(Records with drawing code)
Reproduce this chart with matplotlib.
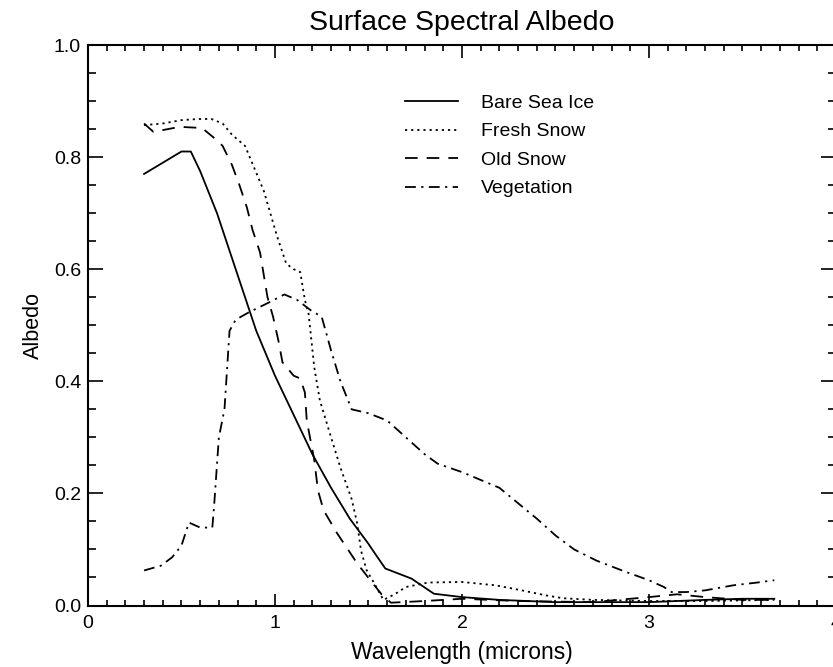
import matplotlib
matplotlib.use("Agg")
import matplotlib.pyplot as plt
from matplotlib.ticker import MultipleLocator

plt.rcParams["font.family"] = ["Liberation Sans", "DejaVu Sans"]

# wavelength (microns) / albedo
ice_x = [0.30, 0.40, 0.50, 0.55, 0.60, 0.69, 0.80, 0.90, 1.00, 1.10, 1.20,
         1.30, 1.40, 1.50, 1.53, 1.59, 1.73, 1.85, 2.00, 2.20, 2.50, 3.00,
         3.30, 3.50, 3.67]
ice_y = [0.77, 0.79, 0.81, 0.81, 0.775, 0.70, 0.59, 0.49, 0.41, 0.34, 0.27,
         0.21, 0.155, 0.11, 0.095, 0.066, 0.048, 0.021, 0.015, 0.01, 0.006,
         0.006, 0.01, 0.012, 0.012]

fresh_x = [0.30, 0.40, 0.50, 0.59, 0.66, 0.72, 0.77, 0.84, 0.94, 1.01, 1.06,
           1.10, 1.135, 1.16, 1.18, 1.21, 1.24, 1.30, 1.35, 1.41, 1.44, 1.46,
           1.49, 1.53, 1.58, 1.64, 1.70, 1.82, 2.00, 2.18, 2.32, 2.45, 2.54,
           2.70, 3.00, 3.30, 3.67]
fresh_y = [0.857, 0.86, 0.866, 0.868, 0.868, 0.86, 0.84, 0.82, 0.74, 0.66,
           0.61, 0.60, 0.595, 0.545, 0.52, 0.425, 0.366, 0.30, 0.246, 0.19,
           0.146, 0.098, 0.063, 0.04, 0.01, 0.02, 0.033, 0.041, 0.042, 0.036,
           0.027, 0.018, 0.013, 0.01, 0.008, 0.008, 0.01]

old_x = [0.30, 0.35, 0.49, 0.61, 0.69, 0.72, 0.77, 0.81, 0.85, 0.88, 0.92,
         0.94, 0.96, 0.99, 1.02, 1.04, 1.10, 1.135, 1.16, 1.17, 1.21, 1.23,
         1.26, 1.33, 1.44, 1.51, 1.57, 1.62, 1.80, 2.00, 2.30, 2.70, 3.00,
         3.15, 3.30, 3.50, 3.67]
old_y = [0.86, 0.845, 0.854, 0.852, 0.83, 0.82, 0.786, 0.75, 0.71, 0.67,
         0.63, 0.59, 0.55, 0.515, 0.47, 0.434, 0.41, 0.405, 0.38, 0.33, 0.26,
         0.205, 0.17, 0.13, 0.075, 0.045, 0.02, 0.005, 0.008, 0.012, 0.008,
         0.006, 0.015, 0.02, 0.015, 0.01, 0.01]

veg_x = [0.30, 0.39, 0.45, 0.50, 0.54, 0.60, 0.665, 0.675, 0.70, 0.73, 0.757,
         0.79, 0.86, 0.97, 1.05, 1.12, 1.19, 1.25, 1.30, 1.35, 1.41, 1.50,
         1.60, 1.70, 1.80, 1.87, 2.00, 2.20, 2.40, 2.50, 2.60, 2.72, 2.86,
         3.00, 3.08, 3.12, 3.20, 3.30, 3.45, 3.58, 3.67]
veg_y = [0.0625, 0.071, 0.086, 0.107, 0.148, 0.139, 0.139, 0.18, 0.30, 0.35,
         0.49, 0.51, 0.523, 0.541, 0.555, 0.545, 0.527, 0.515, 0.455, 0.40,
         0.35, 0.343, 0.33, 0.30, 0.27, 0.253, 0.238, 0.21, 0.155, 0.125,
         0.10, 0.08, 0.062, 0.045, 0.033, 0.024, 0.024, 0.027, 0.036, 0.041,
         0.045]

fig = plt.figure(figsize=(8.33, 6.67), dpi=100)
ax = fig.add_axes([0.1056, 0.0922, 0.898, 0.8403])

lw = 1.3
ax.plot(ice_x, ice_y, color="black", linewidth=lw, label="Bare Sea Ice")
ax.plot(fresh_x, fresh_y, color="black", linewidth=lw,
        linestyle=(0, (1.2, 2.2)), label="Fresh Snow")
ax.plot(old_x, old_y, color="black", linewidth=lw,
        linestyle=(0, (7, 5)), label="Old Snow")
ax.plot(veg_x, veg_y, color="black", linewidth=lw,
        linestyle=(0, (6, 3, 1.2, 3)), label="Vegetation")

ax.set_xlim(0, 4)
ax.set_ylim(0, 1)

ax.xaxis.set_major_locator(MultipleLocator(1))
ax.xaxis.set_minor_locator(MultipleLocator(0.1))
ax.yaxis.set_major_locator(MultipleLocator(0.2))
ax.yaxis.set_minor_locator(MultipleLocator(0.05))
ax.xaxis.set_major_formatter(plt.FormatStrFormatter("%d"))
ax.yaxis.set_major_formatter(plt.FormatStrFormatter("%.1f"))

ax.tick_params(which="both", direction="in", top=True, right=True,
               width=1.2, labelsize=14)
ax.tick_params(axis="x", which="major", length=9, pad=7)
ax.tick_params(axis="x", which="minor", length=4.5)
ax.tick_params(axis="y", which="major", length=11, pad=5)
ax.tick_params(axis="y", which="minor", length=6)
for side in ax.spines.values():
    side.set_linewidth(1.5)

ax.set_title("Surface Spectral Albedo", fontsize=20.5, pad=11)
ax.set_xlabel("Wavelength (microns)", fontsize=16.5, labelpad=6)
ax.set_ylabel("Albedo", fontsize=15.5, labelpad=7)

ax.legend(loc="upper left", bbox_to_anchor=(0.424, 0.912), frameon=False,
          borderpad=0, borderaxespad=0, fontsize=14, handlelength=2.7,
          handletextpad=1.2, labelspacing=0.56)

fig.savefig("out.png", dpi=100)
--
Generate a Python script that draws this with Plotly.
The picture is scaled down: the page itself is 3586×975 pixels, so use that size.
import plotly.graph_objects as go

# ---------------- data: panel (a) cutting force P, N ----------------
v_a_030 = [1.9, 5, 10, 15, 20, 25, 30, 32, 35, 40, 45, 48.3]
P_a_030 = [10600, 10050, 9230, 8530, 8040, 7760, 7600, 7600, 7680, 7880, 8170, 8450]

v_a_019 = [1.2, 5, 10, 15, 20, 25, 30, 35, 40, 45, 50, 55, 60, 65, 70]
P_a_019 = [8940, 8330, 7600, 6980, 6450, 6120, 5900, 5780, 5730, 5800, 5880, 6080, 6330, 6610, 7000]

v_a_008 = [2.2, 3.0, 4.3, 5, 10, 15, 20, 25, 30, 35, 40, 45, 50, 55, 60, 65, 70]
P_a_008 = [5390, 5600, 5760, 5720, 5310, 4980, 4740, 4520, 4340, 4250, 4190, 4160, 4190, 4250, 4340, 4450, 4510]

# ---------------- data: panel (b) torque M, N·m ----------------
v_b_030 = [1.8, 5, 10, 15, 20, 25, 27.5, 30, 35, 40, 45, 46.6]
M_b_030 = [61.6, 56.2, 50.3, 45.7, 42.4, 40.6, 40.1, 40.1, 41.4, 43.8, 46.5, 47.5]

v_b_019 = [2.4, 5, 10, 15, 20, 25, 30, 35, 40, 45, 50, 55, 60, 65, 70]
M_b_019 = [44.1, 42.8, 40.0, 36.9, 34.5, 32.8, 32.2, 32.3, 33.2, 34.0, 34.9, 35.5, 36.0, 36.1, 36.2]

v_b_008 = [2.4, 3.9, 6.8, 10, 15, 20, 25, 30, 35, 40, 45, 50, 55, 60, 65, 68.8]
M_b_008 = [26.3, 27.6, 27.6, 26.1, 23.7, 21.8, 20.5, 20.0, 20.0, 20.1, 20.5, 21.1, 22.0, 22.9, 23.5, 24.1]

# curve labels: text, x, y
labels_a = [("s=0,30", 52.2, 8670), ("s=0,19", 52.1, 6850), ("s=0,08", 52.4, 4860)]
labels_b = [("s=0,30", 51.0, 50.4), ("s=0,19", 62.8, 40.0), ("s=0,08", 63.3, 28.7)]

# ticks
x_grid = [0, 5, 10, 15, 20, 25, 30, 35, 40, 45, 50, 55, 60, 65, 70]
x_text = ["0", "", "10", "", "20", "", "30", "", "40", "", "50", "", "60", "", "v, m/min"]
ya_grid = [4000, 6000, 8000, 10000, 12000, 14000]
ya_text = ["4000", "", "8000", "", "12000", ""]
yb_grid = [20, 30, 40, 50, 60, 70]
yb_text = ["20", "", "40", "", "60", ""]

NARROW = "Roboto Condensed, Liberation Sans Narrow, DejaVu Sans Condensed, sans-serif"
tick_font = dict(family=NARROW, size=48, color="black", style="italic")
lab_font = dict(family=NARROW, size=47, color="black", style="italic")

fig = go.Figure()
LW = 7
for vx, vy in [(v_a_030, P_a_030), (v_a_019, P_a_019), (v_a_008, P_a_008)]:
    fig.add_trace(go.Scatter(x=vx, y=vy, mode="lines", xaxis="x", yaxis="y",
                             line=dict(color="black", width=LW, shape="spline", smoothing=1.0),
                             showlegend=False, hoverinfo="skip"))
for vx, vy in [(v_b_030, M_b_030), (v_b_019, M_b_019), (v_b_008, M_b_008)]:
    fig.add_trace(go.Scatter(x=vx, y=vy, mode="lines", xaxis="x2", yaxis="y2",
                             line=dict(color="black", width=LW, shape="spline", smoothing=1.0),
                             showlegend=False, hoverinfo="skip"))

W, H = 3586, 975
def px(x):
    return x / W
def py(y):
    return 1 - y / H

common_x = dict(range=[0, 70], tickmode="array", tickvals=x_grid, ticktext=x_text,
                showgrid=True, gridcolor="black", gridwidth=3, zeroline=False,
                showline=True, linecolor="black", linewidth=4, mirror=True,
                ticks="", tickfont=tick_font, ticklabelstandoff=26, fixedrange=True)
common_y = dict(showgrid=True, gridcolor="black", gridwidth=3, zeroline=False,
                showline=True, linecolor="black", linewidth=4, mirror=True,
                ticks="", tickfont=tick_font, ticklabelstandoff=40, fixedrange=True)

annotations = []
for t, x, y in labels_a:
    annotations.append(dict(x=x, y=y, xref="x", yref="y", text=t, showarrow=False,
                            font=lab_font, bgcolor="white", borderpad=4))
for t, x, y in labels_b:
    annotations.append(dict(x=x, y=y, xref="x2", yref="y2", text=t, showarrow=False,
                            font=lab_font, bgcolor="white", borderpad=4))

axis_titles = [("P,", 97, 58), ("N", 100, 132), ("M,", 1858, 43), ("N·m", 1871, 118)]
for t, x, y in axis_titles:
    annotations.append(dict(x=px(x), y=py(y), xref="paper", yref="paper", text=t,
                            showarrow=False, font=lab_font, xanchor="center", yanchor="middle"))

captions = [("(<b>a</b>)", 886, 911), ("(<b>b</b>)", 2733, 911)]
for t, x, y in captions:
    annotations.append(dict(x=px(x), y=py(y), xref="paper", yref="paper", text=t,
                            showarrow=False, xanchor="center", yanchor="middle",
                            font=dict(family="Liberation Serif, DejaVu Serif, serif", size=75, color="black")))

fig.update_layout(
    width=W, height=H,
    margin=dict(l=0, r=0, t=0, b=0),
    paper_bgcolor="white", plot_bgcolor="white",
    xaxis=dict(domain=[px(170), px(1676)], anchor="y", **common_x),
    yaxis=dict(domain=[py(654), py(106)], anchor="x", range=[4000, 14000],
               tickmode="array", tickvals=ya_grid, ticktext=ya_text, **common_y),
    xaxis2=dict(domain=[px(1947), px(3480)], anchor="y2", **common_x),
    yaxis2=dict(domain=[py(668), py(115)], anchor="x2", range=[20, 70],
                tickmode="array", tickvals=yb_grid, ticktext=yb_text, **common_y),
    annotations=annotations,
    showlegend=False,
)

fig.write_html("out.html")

§ INSTRUCTIONS TO FOLLOW: From the listing above, restate verbatim the lines running from the one with "Reproduce this chart with matplotlib." through the one with "0.006, 0.01, 0.012, 0.012]", inclusive, but not the pictures.

§ EXERCISE RESPONSE:
Reproduce this chart with matplotlib.
import matplotlib
matplotlib.use("Agg")
import matplotlib.pyplot as plt
from matplotlib.ticker import MultipleLocator

plt.rcParams["font.family"] = ["Liberation Sans", "DejaVu Sans"]

# wavelength (microns) / albedo
ice_x = [0.30, 0.40, 0.50, 0.55, 0.60, 0.69, 0.80, 0.90, 1.00, 1.10, 1.20,
         1.30, 1.40, 1.50, 1.53, 1.59, 1.73, 1.85, 2.00, 2.20, 2.50, 3.00,
         3.30, 3.50, 3.67]
ice_y = [0.77, 0.79, 0.81, 0.81, 0.775, 0.70, 0.59, 0.49, 0.41, 0.34, 0.27,
         0.21, 0.155, 0.11, 0.095, 0.066, 0.048, 0.021, 0.015, 0.01, 0.006,
         0.006, 0.01, 0.012, 0.012]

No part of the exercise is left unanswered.